LUTI, Benedetto - b. 1666 Firenze, d. 1724 Roma - WGA

LUTI, Benedetto

(b. 1666 Firenze, d. 1724 Roma)

Italian painter, draughtsman, collector, dealer and teacher. He was one of the most significant and influential artists active in Rome in the first quarter of the 18th century. The son of a Florentine artisan, he trained in his native city under the direction of Anton Domenico Gabbiani and thoroughly absorbed the style of Pietro da Cortona and his late Baroque successors. In 1690 he left Florence for Rome, where in 1692 he made his artistic début in the annual St Bartholomew’s Day exhibition with a monumental painting of God Cursing Cain after the Murder of Abel (Kedleston Hall, Derbys). He quickly rose to prominence and in 1694 was elected to the Accademia di S Luca.

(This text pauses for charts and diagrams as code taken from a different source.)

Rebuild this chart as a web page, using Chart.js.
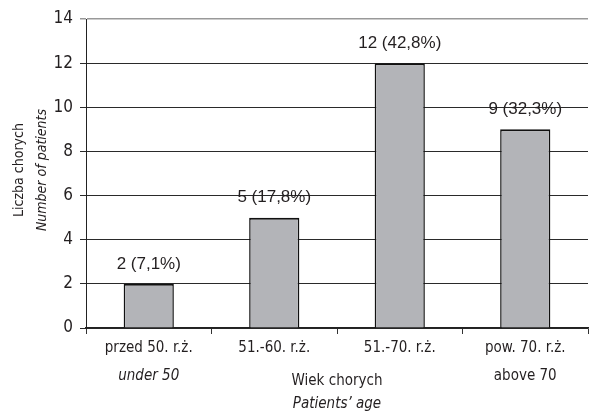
<!DOCTYPE html>
<html>
<head>
<meta charset="utf-8">
<script src="https://cdn.jsdelivr.net/npm/chart.js@4/dist/chart.umd.min.js"></script>
<style>
  html, body { margin: 0; padding: 0; background: #fff; }
  #wrap { width: 593px; height: 416px; }
</style>
</head>
<body>
<div id="wrap"><canvas id="c" width="593" height="416"></canvas></div>
<script>
// Age groups (Polish) with English subtitles
const categories = ['przed 50. r.ż.', '51.-60. r.ż.', '51.-70. r.ż.', 'pow. 70. r.ż.'];
const subLabels = ['under 50', '', '', 'above 70'];
const subItalic = [true, false, false, false];
// Number of patients per group and share in percent
const patients = [2, 5, 12, 9];
const percents = ['7,1', '17,8', '42,8', '32,3'];
const yTicks = [0, 2, 4, 6, 8, 10, 12, 14];

const NARROW = '"Liberation Sans Narrow", "DejaVu Sans Condensed", sans-serif';
const INK = '#231f20';

const annotate = {
  id: 'annotate',
  afterDatasetsDraw(chart) {
    const ctx = chart.ctx;
    const meta = chart.getDatasetMeta(0);
    ctx.save();
    ctx.fillStyle = INK;
    ctx.textAlign = 'center';
    ctx.textBaseline = 'middle';
    ctx.font = '17px "Liberation Sans", Arial, sans-serif';
    meta.data.forEach((bar, i) => {
      ctx.fillText(patients[i] + ' (' + percents[i] + '%)', bar.x, bar.y - 20);
    });
    ctx.restore();
  },
  afterDraw(chart) {
    const ctx = chart.ctx;
    const x = chart.scales.x;
    ctx.save();
    ctx.fillStyle = INK;
    ctx.textAlign = 'center';
    ctx.textBaseline = 'middle';
    // second line of category labels
    subLabels.forEach((t, i) => {
      if (!t) return;
      ctx.font = (subItalic[i] ? 'italic ' : '') + '15px ' + NARROW;
      ctx.fillText(t, x.getPixelForValue(i), 376);
    });
    // x axis title
    const midX = (x.getPixelForValue(1) + x.getPixelForValue(2)) / 2;
    ctx.font = '15px ' + NARROW;
    ctx.fillText('Wiek chorych', midX, 381);
    ctx.font = 'italic 15px ' + NARROW;
    ctx.fillText('Patients\u2019 age', midX, 404);
    // y axis title
    ctx.translate(19, 170);
    ctx.rotate(-Math.PI / 2);
    ctx.font = '14px ' + NARROW;
    ctx.fillText('Liczba chorych', 0, 0);
    ctx.font = 'italic 14px ' + NARROW;
    ctx.fillText('Number of patients', 0, 23);
    ctx.restore();
  }
};

new Chart(document.getElementById('c'), {
  type: 'bar',
  data: {
    labels: categories,
    datasets: [{
      data: patients,
      backgroundColor: '#b3b4b8',
      borderColor: '#111',
      borderWidth: { top: 2, left: 1.5, right: 1.5, bottom: 0 },
      borderSkipped: false,
      barPercentage: 0.4,
      categoryPercentage: 1.0
    }]
  },
  options: {
    responsive: false,
    animation: false,
    devicePixelRatio: 1,
    layout: { padding: { top: 19, right: 5, left: 0, bottom: 0 } },
    plugins: { legend: { display: false }, tooltip: { enabled: false } },
    scales: {
      x: {
        offset: true,
        grid: {
          offset: true,
          drawOnChartArea: false,
          drawTicks: true,
          tickLength: 6,
          color: '#333'
        },
        border: { color: '#222', width: 1.5 },
        ticks: {
          color: INK,
          padding: 5,
          font: { family: NARROW, size: 15 }
        },
        afterFit(s) { s.height = 88; }
      },
      y: {
        min: 0,
        max: 14,
        afterBuildTicks(s) { s.ticks = yTicks.map(v => ({ value: v })); },
        grid: {
          color: ctx => (ctx.tick && ctx.tick.value === 14 ? '#999' : '#2a2a2a'),
          lineWidth: ctx => (ctx.tick && ctx.tick.value === 14 ? 1.5 : 1),
          tickLength: 6
        },
        border: { color: '#222', width: 1 },
        ticks: {
          color: INK,
          padding: 7,
          font: { family: NARROW, size: 17 }
        },
        afterFit(s) { s.width = 86; }
      }
    }
  },
  plugins: [annotate]
});
</script>
</body>
</html>
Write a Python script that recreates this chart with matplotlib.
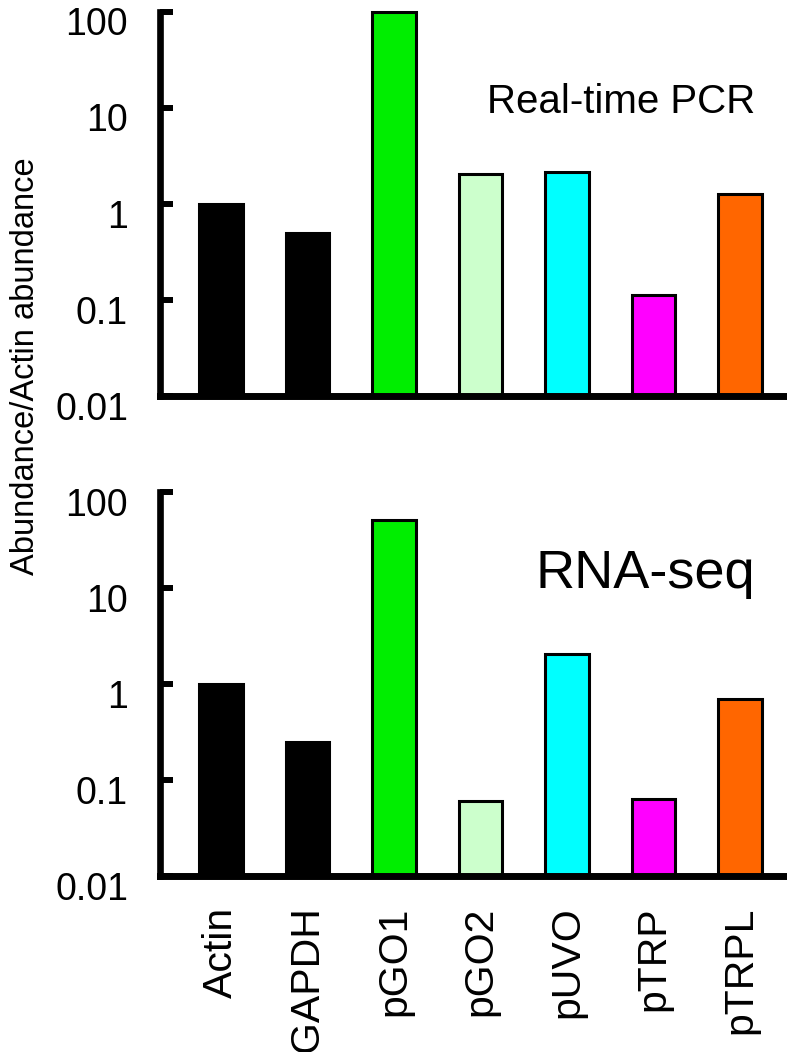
import numpy as np
import matplotlib
matplotlib.use("Agg")
import matplotlib.pyplot as plt
from matplotlib.transforms import ScaledTranslation

plt.rcParams['font.family'] = ['Liberation Sans', 'DejaVu Sans']

genes = ['Actin', 'GAPDH', 'pGO1', 'pGO2', 'pUVO', 'pTRP', 'pTRPL']
pcr_values = [1.0, 0.5, 100, 2.05, 2.15, 0.113, 1.27]
rnaseq_values = [1.0, 0.25, 52, 0.061, 2.07, 0.063, 0.70]
bar_colors = ['#000000', '#000000', '#00ee00', '#ccffcc', '#00ffff', '#ff00ff', '#ff6600']
ytick_values = [0.01, 0.1, 1, 10, 100]
ytick_labels = ['0.01', '0.1', '1', '10', '100']
y_floor = 0.01


def draw_panel(fig, ax, values, label, label_size, label_y):
    x = np.arange(len(genes))
    # bars start at the axis floor so nothing spills below it
    heights = np.asarray(values) - y_floor
    ax.bar(x, heights, bottom=y_floor, width=0.5, color=bar_colors,
           edgecolor='black', linewidth=2.2, clip_on=False, zorder=2)
    ax.set_yscale('log')
    ax.set_ylim(y_floor, 100)
    ax.set_xlim(-0.705, 6.52)
    ax.set_yticks(ytick_values)
    ax.set_yticklabels(ytick_labels)
    ax.yaxis.set_minor_locator(matplotlib.ticker.NullLocator())
    ax.tick_params(axis='y', direction='in', length=9, width=4.3,
                   labelsize=27, pad=23)
    ax.tick_params(axis='x', length=0)
    # labels in the original sit a little below their ticks
    shift = ScaledTranslation(0, -7 / 72, fig.dpi_scale_trans)
    for t in ax.get_yticklabels():
        t.set_transform(t.get_transform() + shift)
    for side in ['top', 'right']:
        ax.spines[side].set_visible(False)
    ax.spines['left'].set_linewidth(4.8)
    ax.spines['bottom'].set_linewidth(5)
    ax.spines['bottom'].set_zorder(3)
    ax.text(0.952, label_y, label, transform=ax.transAxes, ha='right',
            va='baseline', fontsize=label_size)
    ax.set_xticks(x)


fig = plt.figure(figsize=(7.87, 10.52), dpi=100)
ax_top = fig.add_axes([0.2033, 0.6236, 0.794, 0.3653])
ax_bot = fig.add_axes([0.2033, 0.1673, 0.794, 0.3647])

draw_panel(fig, ax_top, pcr_values, 'Real-time PCR', 29, 0.736)
draw_panel(fig, ax_bot, rnaseq_values, 'RNA-seq', 39, 0.751)

ax_top.set_xticklabels([])
ax_bot.set_xticklabels(genes, rotation=90, fontsize=29.5, ha='center', va='top')
ax_bot.tick_params(axis='x', pad=22)

fig.text(0.032, 1 - 366 / 1052, 'Abundance/Actin abundance', rotation=90,
         ha='center', va='center', fontsize=23.5)

fig.savefig('out.png', dpi=100)
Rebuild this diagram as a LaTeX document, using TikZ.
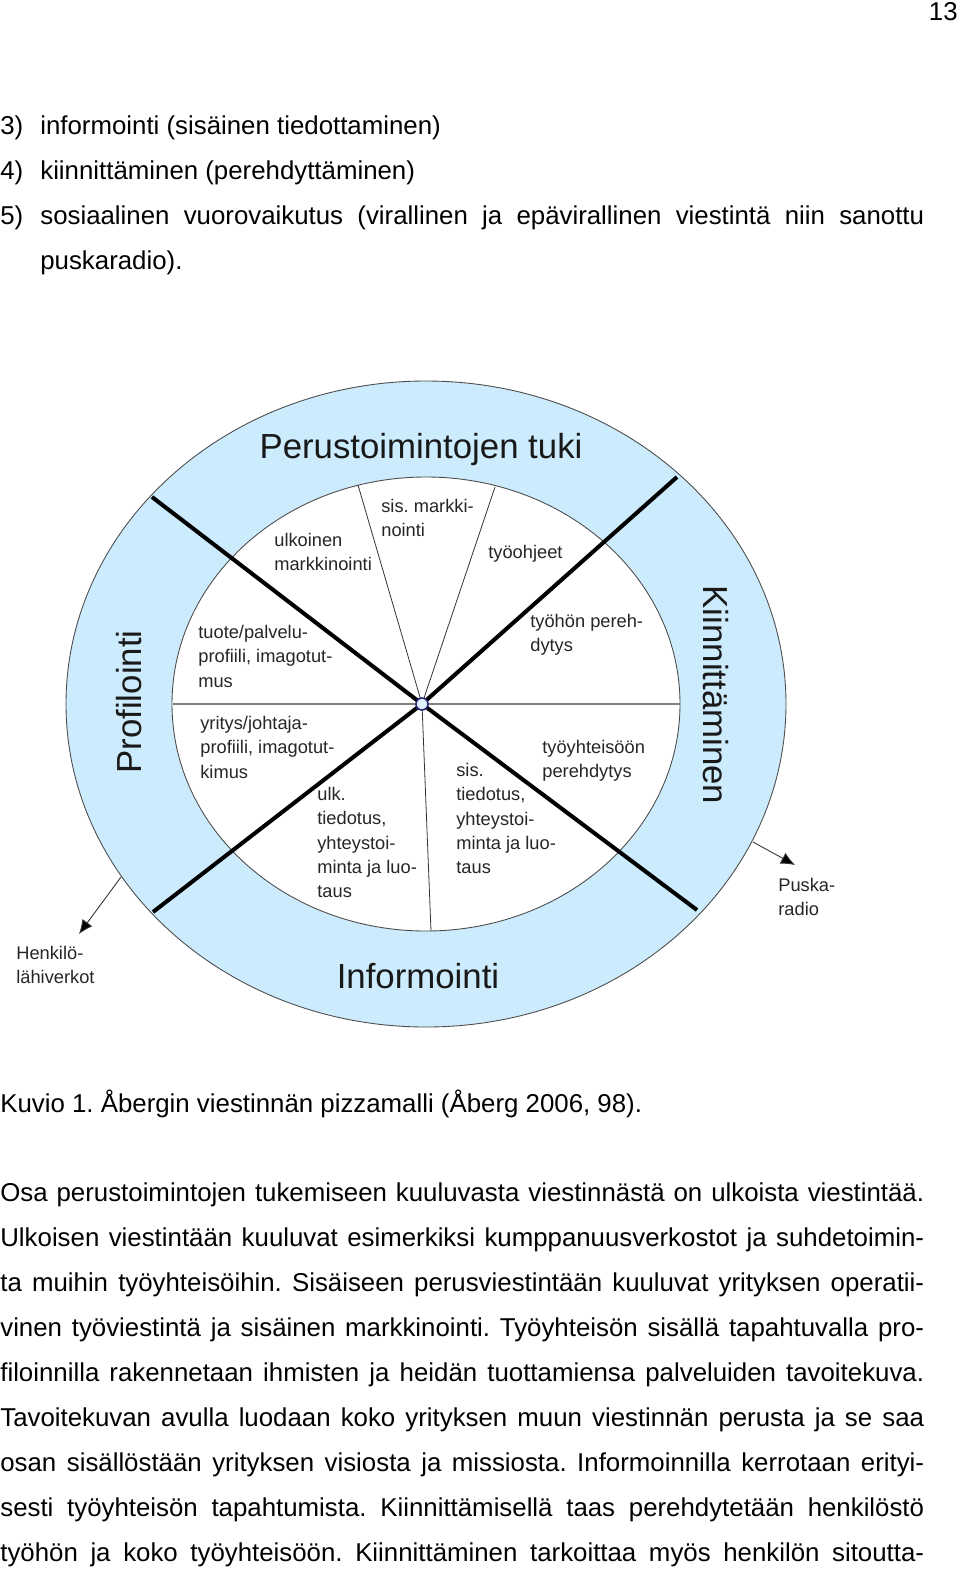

He produced a variety of works for the leading Roman families - the Torri, Colonna, Pallavicini, Barberini and Odescalchi - and enjoyed the patronage of Pope Clement XI, Cardinal Pietro Ottoboni, Cardinal Carlo Agosto Fabbroni and Padre Antonin Cloche, Master General of the Dominican Order. He was invited to participate in the most important papal commission to painters in Rome in the first quarter of the 18th century, that for the series of Old Testament prophets above the nave arcade in S Giovanni in Laterano; his contribution was Isaiah (1718; in situ). With many of the same artists who painted for Pope Clement XI - Giuseppe Bartolomeo Chiari, Francesco Trevisani, Andrea Procaccini, Sebastiano Conca, Luigi Garzi - he was also involved in the major secular commission of the time in Rome, a series of ceilings in the Palazzo de Carolis (now the Banca di Roma), contributing an Allegory of Diana (c. 1720; in situ).

In Florence he enjoyed the support of Grand Duke Cosimo III de’ Medici, and it was through his connection with the Tuscan court that his artistic reputation spread to France, England and Germany.

Boy with a Flute
Boy with a Flute by

Boy with a Flute

This is an excellent example of Luti’s refined portraiture. It shows a young boy holding in his hand a flute though he appears to have been distracted by something unknown to the viewer. Luti has applied skilful colouring and flowing brushwork to achieve a subtle luminosity that is particularly lustrous in the boy’s curled hair and rosy cheeks.

Several replicas exist of this widely known picture, executed by various artists.

Head of a Young Boy
Head of a Young Boy by

Head of a Young Boy

Benedetto Luti was a master of suave portraiture. He was one of the greatest colourists in eighteenth-century Rome and his chalk and pastel studies of single heads, bust-length apostles, saints, angels and children are charming in their polished freshness and elegance.

Head of a Young Girl
Head of a Young Girl by

Head of a Young Girl

Portrait of a Young Girl
Portrait of a Young Girl by

Portrait of a Young Girl

There is a sense of simplicity and charm in Benedetto Luti’s Portrait of a Young Girl. The artist has evidently taken great enjoyment in capturing the innocence and youth of this pretty young girl whose attentions are directed elsewhere.